Attributed to Joseph Stalin
dictator of the Soviet Union from mid 1920s until his death in 1953

“Those who vote decide nothing. Those who count the votes decide everything.”

Mark Twain
American author and humorist
1835 – 1902

“If you don’t read the newspaper, you are uninformed. If you do read the newspaper, you are misinformed.”

George Washington
Military leader of the American Revolution and First President of the United States. 1732 – 1799

“Observe good faith and justice toward all nations. Cultivate peace and harmony with all … [but] have with them as little political connection as possible.”

“Promote, then, as an object of primary importance, institutions for the general diffusion of knowledge. In proportion as the structure of a government gives force to public opinion, it is essential that public opinion should be enlightened.”

Daniel Webster
US Senator, lawyer, orator
1782 – 1852

“The Constitution was made to guard the people against the danger of good intentions.”

“There are men in all ages who mean to govern well, but they mean to govern. They promise to be good masters, but they mean to be masters.”

Woodrow Wilson
28th President of the United States
1856 – 1924

“Some of the biggest men in the United States, in the field of commerce and manufacture, are afraid of somebody, afraid of something. They know that there is a power somewhere so organized, so subtle, so watchful, so interlocked, so complete, so pervasive, that they had better not speak above their breath when they speak in condemnation of it.”
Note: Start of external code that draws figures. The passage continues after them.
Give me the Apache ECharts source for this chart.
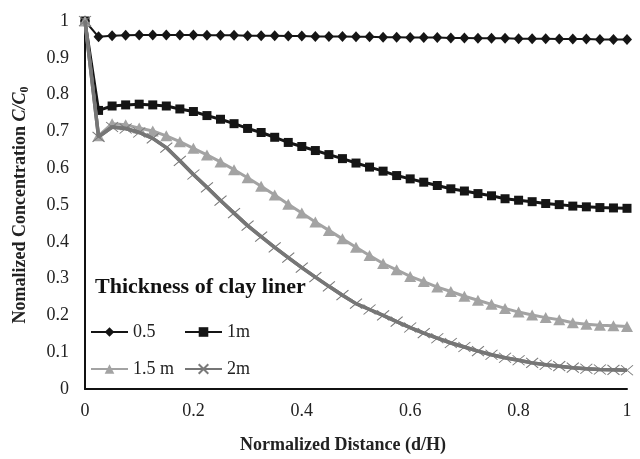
<!DOCTYPE html>
<html>
<head>
<meta charset="utf-8">
<script src="https://cdn.jsdelivr.net/npm/echarts@6/dist/echarts.min.js"></script>
<style>html,body{margin:0;padding:0;background:#fff}#c{width:640px;height:459px}</style>
</head>
<body>
<div id="c"></div>
<script>
var xValues = [0, 0.025, 0.05, 0.075, 0.1, 0.125, 0.15, 0.175, 0.2, 0.225, 0.25, 0.275, 0.3, 0.325, 0.35, 0.375, 0.4, 0.425, 0.45, 0.475, 0.5, 0.525, 0.55, 0.575, 0.6, 0.625, 0.65, 0.675, 0.7, 0.725, 0.75, 0.775, 0.8, 0.825, 0.85, 0.875, 0.9, 0.925, 0.95, 0.975, 1];
var s05 = [1, .957, .960, .961, .962, .962, .962, .962, .962, .961, .961, .961, .960, .960, .960, .959, .959, .958, .958, .958, .957, .957, .956, .956, .955, .955, .955, .954, .954, .953, .953, .953, .952, .952, .952, .951, .951, .951, .950, .950, .950];
var s1m = [1, .757, .769, .772, .774, .772, .769, .761, .754, .743, .733, .721, .708, .697, .684, .670, .659, .648, .637, .626, .614, .603, .592, .580, .571, .562, .553, .544, .538, .531, .525, .517, .513, .509, .504, .501, .497, .495, .493, .492, .491];
var s15 = [1, .688, .721, .718, .709, .701, .688, .672, .654, .636, .617, .596, .574, .551, .527, .502, .478, .454, .431, .408, .385, .363, .341, .324, .306, .292, .277, .265, .252, .241, .230, .219, .209, .201, .194, .188, .180, .176, .173, .172, .170];
var s2m = [1, .685, .712, .708, .697, .681, .656, .620, .583, .548, .512, .478, .444, .414, .385, .357, .330, .304, .279, .255, .232, .216, .200, .183, .167, .152, .138, .125, .114, .103, .093, .085, .078, .071, .066, .062, .058, .055, .053, .052, .051];
var seriesNames = ['0.5', '1m', '1.5 m', '2m'];
var legendTitle = 'Thickness of clay liner';
var xTicks = [0, 0.2, 0.4, 0.6, 0.8, 1];

function pairs(ys) { return xValues.map(function (x, i) { return [x, ys[i]]; }); }

var FONT = '"Liberation Serif", "Times New Roman", serif';
var crossPath = 'path://M0,0L10,10M10,0L0,10';

var chart = echarts.init(document.getElementById('c'), null, {renderer: 'canvas'});
var legendText = {fontFamily: FONT, fontSize: 18, color: '#222'};
function leg(name, left, top) {
  return {data: [name], left: left, top: top, itemWidth: 37, itemHeight: 12, padding: 0,
    textStyle: legendText, selectedMode: false};
}
chart.setOption({
  animation: false,
  backgroundColor: '#fff',
  title: {text: legendTitle, left: 95, top: 276, padding: 0,
    textStyle: {fontFamily: FONT, fontSize: 22, fontWeight: 'bold', color: '#111'}},
  legend: [leg(seriesNames[0], 90, 323), leg(seriesNames[1], 184, 323),
           leg(seriesNames[2], 90, 360), leg(seriesNames[3], 184, 360)],
  grid: {left: 85, right: 13, top: 21, bottom: 65, containLabel: false},
  xAxis: {
    type: 'value', min: 0, max: 1, interval: 0.2,
    name: 'Normalized Distance (d/H)', nameLocation: 'middle', nameGap: 47,
    nameTextStyle: {fontFamily: FONT, fontSize: 18, fontWeight: 'bold', color: '#222', padding: [0, 26, 0, 0]},
    axisLine: {show: true, onZero: false, lineStyle: {color: '#111', width: 2}},
    axisTick: {show: false}, splitLine: {show: false},
    axisLabel: {fontFamily: FONT, fontSize: 18, color: '#222', margin: 13,
      formatter: function (v) { return xTicks.indexOf(+v.toFixed(2)) >= 0 ? String(+v.toFixed(2)) : ''; }}
  },
  yAxis: {
    type: 'value', min: 0, max: 1, interval: 0.1,
    name: '{b|Nomalized Concentration }{i|C/C}{s|0}', nameLocation: 'middle', nameGap: 54,
    nameTextStyle: {fontFamily: FONT, fontSize: 18, fontWeight: 'bold', color: '#222',
      rich: {
        b: {fontFamily: FONT, fontSize: 18, fontWeight: 'bold', color: '#222', lineHeight: 21},
        i: {fontFamily: FONT, fontSize: 18, fontWeight: 'bold', fontStyle: 'italic', color: '#222', lineHeight: 21},
        s: {fontFamily: FONT, fontSize: 12, fontWeight: 'bold', color: '#222', lineHeight: 12, verticalAlign: 'bottom'}
      }},
    axisLine: {show: true, lineStyle: {color: '#111', width: 2}},
    axisTick: {show: false}, splitLine: {show: false},
    axisLabel: {fontFamily: FONT, fontSize: 18, color: '#222', margin: 16,
      formatter: function (v) { return String(+v.toFixed(1)); }}
  },
  series: [
    {name: seriesNames[0], type: 'line', data: pairs(s05), symbol: 'diamond', symbolSize: [10, 11],
      showAllSymbol: true, lineStyle: {color: '#151515', width: 2}, itemStyle: {color: '#151515'}, z: 2},
    {name: seriesNames[1], type: 'line', data: pairs(s1m), symbol: 'rect', symbolSize: 9,
      showAllSymbol: true, lineStyle: {color: '#151515', width: 3}, itemStyle: {color: '#151515'}, z: 3},
    {name: seriesNames[2], type: 'line', data: pairs(s15), symbol: 'triangle', symbolSize: [12, 11],
      showAllSymbol: true, lineStyle: {color: '#a3a3a3', width: 3}, itemStyle: {color: '#a3a3a3'}, z: 4},
    {name: seriesNames[3], type: 'line', data: pairs(s2m), symbol: crossPath, symbolSize: [12, 10],
      showAllSymbol: true, lineStyle: {color: '#767676', width: 3.5},
      itemStyle: {color: 'none', borderColor: '#7a7a7a', borderWidth: 1}, z: 5},
    {name: '2m-line', type: 'line', data: pairs(s2m), symbol: 'none', silent: true,
      lineStyle: {color: '#767676', width: 3.5}, z: 6}
  ]
});
</script>
</body>
</html>
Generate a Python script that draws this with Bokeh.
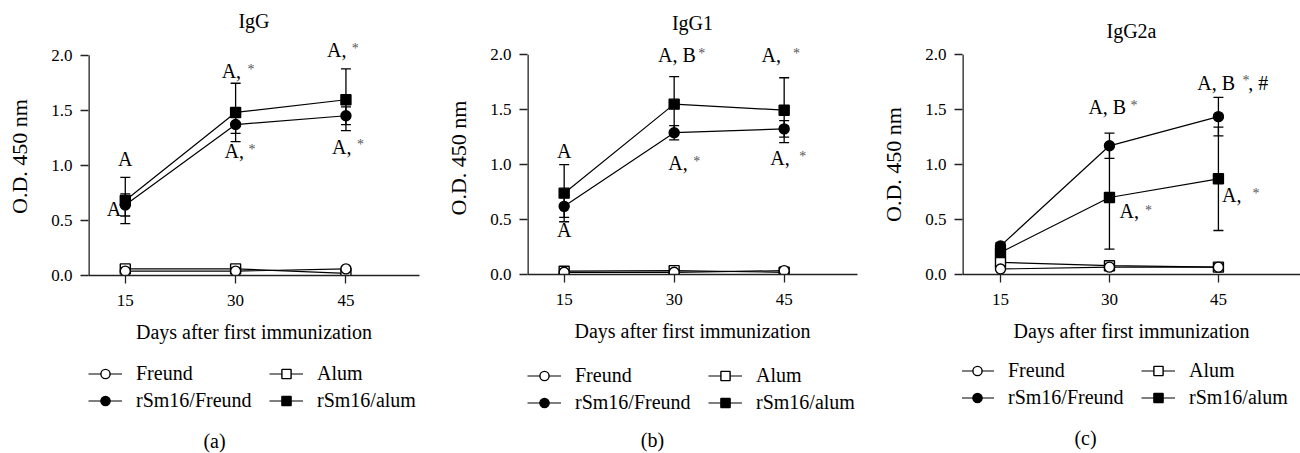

“All over the Union, people are coming to feel that they have no control over the course of affairs…. ‘We vote; we are offered the platform we want; we elect the men who stand on that platform; and we get absolutely nothing.’ So they begin to ask: ‘What is the use of voting? We know that the machines of both parties are subsidized by the same persons, and therefore it is useless to turn in either direction.’ “

“Our government has been for the past few years under the control of heads of great allied corporations with special interests. It has not controlled these interests and assigned them a proper place in the whole system of business; it has submitted itself to their control. As a result, there have grown up vicious systems and schemes of governmental favoritism.”

“Nothing could be a greater departure from original Americanism, from faith in the ability of a confident, resourceful, and independent people, than the discouraging doctrine that somebody has got to provide prosperity for the rest of us. And yet that is exactly the doctrine on which the government of the United States has been conducted lately.”

“We know that something intervenes between the people of the United States and the control of their own affairs at Washington. It is not the people who have been ruling there of late.”

“The wealth of the country has, in recent years, come from … sources which have built up monopoly. Its point of view is … of those men who do not wish that the people should determine their own affairs because they do not believe that the people’s judgment is sound. They want to be commissioned to take care of the United States and of the people of the United States because they believe that they, better than anybody else, understand the interests of the United States.”